How to increase the performance of euclideanDistance query

Hello Everyone,

I have a question related to the euclideanDistance query. I'm creating a database that contains the information of people faces. Every node contains, a Person information such as;

  • the unique identity,
  • the photo id
  • the face encoding float array (128).

After we add a person node to the database, we are running a query that search the database and set a SIMILARITY relationship with distance information between the nodes.

When we do not have that much person node in the database, the query at the below working very well, however, the database starts getting many person nodes and the query at the below is getting extremely slow. Currently we have 20k people and we have more than 300k people waiting to be added. It was working well till 5K people however currently taking minute(s) to complete the query mentioned below.

The machine is 4 CPU core 8GB RAM but I can make it 16 CPU core 64GB RAM. However, it will be a very expensive monthly setup for this purpose and I'm not sure how much performance benefits it can bring. By the way, it is a standalone Neo4j 5.17.0 setup with apoc and gds plugins. Database size is 8.4GB with 20k node and relationship count is 70M.

The questions are;

  • Is there a way to increase the speed?
  • Do you have any other design ideas related to the nodes and relations

The query is;

CALL apoc.periodic.iterate(
    "Match (n:Person), (m: Person) 
           Where not (n)-[:SIMILARITY]-(m) and 
                        n.id_primary = $primary and 
                        n.id_primary <> m.id_primary 
     With n, m, gds.similarity.euclideanDistance(n.encoding, m.encoding) as distance 
           Where distance <= $threshold 
     Return n, m, distance", 
    "Merge (n)-[r:SIMILARITY {distance: distance}]-(m)", 
    {batchSize:100, iterateList:true, parallel:true, params:{primary:"x", threshold:0.45}}
)

primary parameter is the unique identifier for the person. threshold parameters is always the same

I've already created index on id_primary.
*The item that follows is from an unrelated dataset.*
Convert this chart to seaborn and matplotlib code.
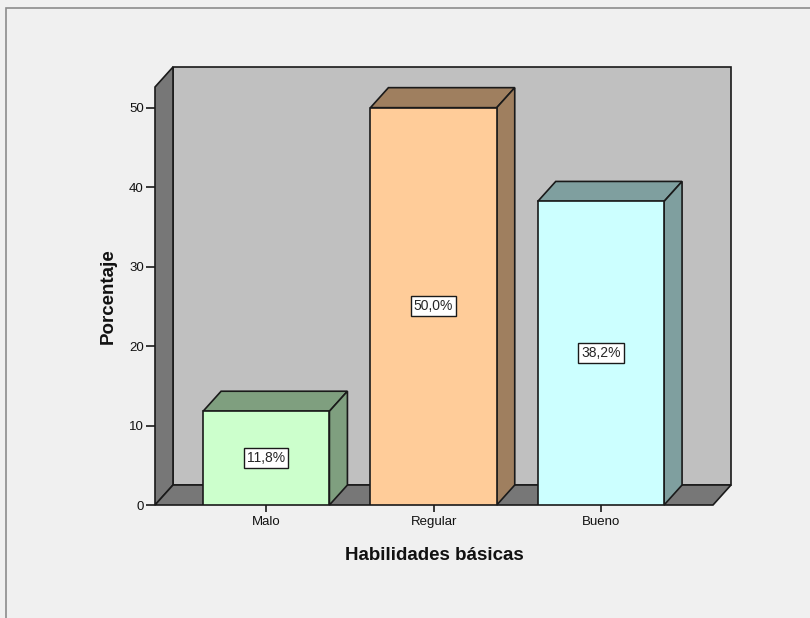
# SPSS-style 3D bar chart --------------------------------------------------------------
import numpy as np
import pandas as pd
import matplotlib
matplotlib.use('Agg')
import matplotlib.pyplot as plt
from matplotlib.patches import Polygon, Rectangle
import seaborn as sns

# DATA ---------------------------------------------------------------------------------
categories = ['Malo', 'Regular', 'Bueno']
percentages = [11.8, 50.0, 38.2]
value_labels = ['11,8%', '50,0%', '38,2%']
y_ticks = [0, 10, 20, 30, 40, 50]

front_colors = ['#CCFFCC', '#FFCC99', '#CCFFFF']
side_colors = ['#7F9F7F', '#9F7F5F', '#7F9F9F']

df = pd.DataFrame({'Habilidades': categories, 'Porcentaje': percentages})

# FIGURE -------------------------------------------------------------------------------
sns.set_style('white')
plt.rcParams['font.family'] = ['Liberation Sans', 'DejaVu Sans']

W, H = 810, 618
fig = plt.figure(figsize=(W / 100, H / 100), dpi=100, facecolor='#F0F0F0')

# outer frame
fig.patches.append(Rectangle((6 / W, -0.02), 1.02, 1 - 8 / H + 0.02, transform=fig.transFigure,
                             facecolor='none', edgecolor='#8C8C8C', linewidth=1.2))

# axes = front plane of the 3D box (pixels)
x0, x1, y0, y1 = 155, 713, 505, 87
ax = fig.add_axes([x0 / W, 1 - y0 / H, (x1 - x0) / W, (y0 - y1) / H])
ax.patch.set_visible(False)

xlim = (-0.665, 2.67)
ylim = (0, 52.6)

# front faces of the bars
sns.barplot(data=df, x='Habilidades', y='Porcentaje', hue='Habilidades',
            palette=front_colors, legend=False, width=0.755,
            edgecolor='#1A1A1A', linewidth=1.2, saturation=1, ax=ax, zorder=2)
ax.set_xlim(*xlim)
ax.set_ylim(*ylim)
bars = [p for c in ax.containers for p in c]

# depth offset in data units (18 px right, 20 px up)
px_x = (x1 - x0) / (xlim[1] - xlim[0])
px_y = (y0 - y1) / (ylim[1] - ylim[0])
dx, dy = 18 / px_x, 20 / px_y

L, R, T = xlim[0], xlim[1], ylim[1]
edge = dict(edgecolor='#1A1A1A', linewidth=1.2, clip_on=False)

# back wall, left wall, floor
ax.add_patch(Polygon([(L + dx, dy), (R + dx, dy), (R + dx, T + dy), (L + dx, T + dy)],
                     facecolor='#C0C0C0', zorder=0.1, **edge))
ax.add_patch(Polygon([(L, 0), (L, T), (L + dx, T + dy), (L + dx, dy)],
                     facecolor='#777777', zorder=0.2, **edge))
ax.add_patch(Polygon([(L, 0), (R, 0), (R + dx, dy), (L + dx, dy)],
                     facecolor='#777777', zorder=0.2, **edge))

# tops and sides from the drawn bars
for bar, side, lab in zip(bars, side_colors, value_labels):
    bx, bw, bh = bar.get_x(), bar.get_width(), bar.get_height()
    ax.add_patch(Polygon([(bx, bh), (bx + bw, bh), (bx + bw + dx, bh + dy), (bx + dx, bh + dy)],
                         facecolor=side, zorder=1.5, **edge))
    ax.add_patch(Polygon([(bx + bw, 0), (bx + bw + dx, dy), (bx + bw + dx, bh + dy), (bx + bw, bh)],
                         facecolor=side, zorder=1.5, **edge))
    ax.text(bx + bw / 2, bh / 2, lab, ha='center', va='center', fontsize=10, zorder=3,
            bbox=dict(boxstyle='square,pad=0.22', facecolor='white', edgecolor='#1A1A1A', linewidth=1))

# axes cosmetics
for s in ax.spines.values():
    s.set_visible(False)
ax.set_yticks(y_ticks)
ax.tick_params(axis='y', direction='out', length=6.5, width=1.2, color='#1A1A1A',
               labelsize=9.5, labelcolor='#111111', pad=1.5, left=True)
ax.tick_params(axis='x', direction='out', length=5, width=1.2, color='#1A1A1A',
               labelsize=9.5, labelcolor='#111111', pad=3, bottom=True)

ax.set_xlabel('Habilidades básicas', fontsize=13.5, fontweight='bold', color='#111111')
ax.set_ylabel('Porcentaje', fontsize=13.5, fontweight='bold', color='#111111')
ax.xaxis.set_label_coords(0.5, (y0 - 556) / (y0 - y1))
ax.xaxis.label.set_va('center')
ax.yaxis.set_label_coords((108 - x0) / (x1 - x0), 0.5)
ax.yaxis.label.set_va('center')

fig.savefig('out.png', dpi=100, facecolor=fig.get_facecolor())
To be honest, this kind of query needs to search whole database to create relationships and I have clear awareness about it. However, I'm just curious if there is any point that can answer my questions.

We resolve the problem by giving up creating relations between nodes.

We created Vector index on the encoding field and execute the search with db.index.vector.queryNodes function and re-calculate the euclidean distance of the highest score matches result. That is not exactly what would like to do with the previous approach but it is providing enough data (query result) for the usability.